Lithium carbon fluoride primary battery systems hold considerable promise for aerospace and deep-sea applications, yet they are limited by sluggish kinetics and low discharge plateaus. Incorporating high-conductivity materials such as carbon nanotubes is a key strategy to enhance charge migration; however, it is still difficult to use carbon nanotubes and other materials to catalyze the conversion reaction of CFx. Given this, the present work successfully fabricated a high-entropy alloy/carbon nanotube composite structure (CoCuFeZnNi/CNT) by loading a high-entropy alloy on the surface of carbon nanotubes and used it as a catalyst to effectively enhance the reaction kinetics of Li/CFx batteries.
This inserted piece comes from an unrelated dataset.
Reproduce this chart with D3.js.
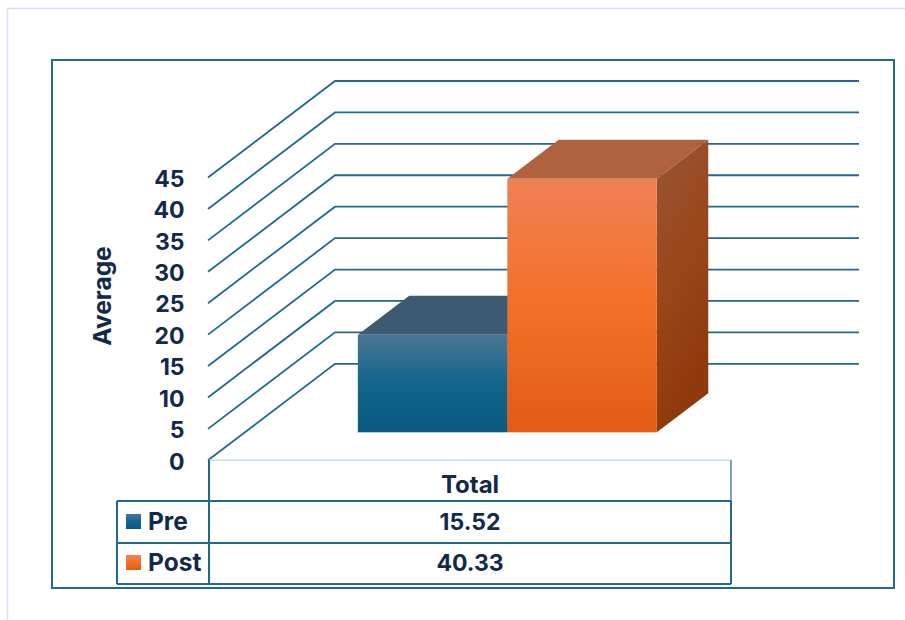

The CoCuFeZnNi/CNT catalyst exhibits a characteristic carbon nanotube structure with uniformly dispersed high-entropy alloy nanoparticles embedded within the tube walls. Its synergistic effect enhances the kinetic performance of the Li/CFx batteries. At 0.1 C, the specific capacity reaches 1113.6 mAh g–1, and the discharge voltage plateau is 2.455 V. Further analysis confirms that CoCuFeZnNi/CNT effectively accelerates the CFx conversion kinetics, facilitating rapid and uniform lithium fluoride nucleation and growth within the electrode structure. This provides a critical kinetic basis for maximizing the discharge capacity of CFx in a Li/CFx system. This research offers material solutions and theoretical support for the development of high-performance Li/CFx batteries.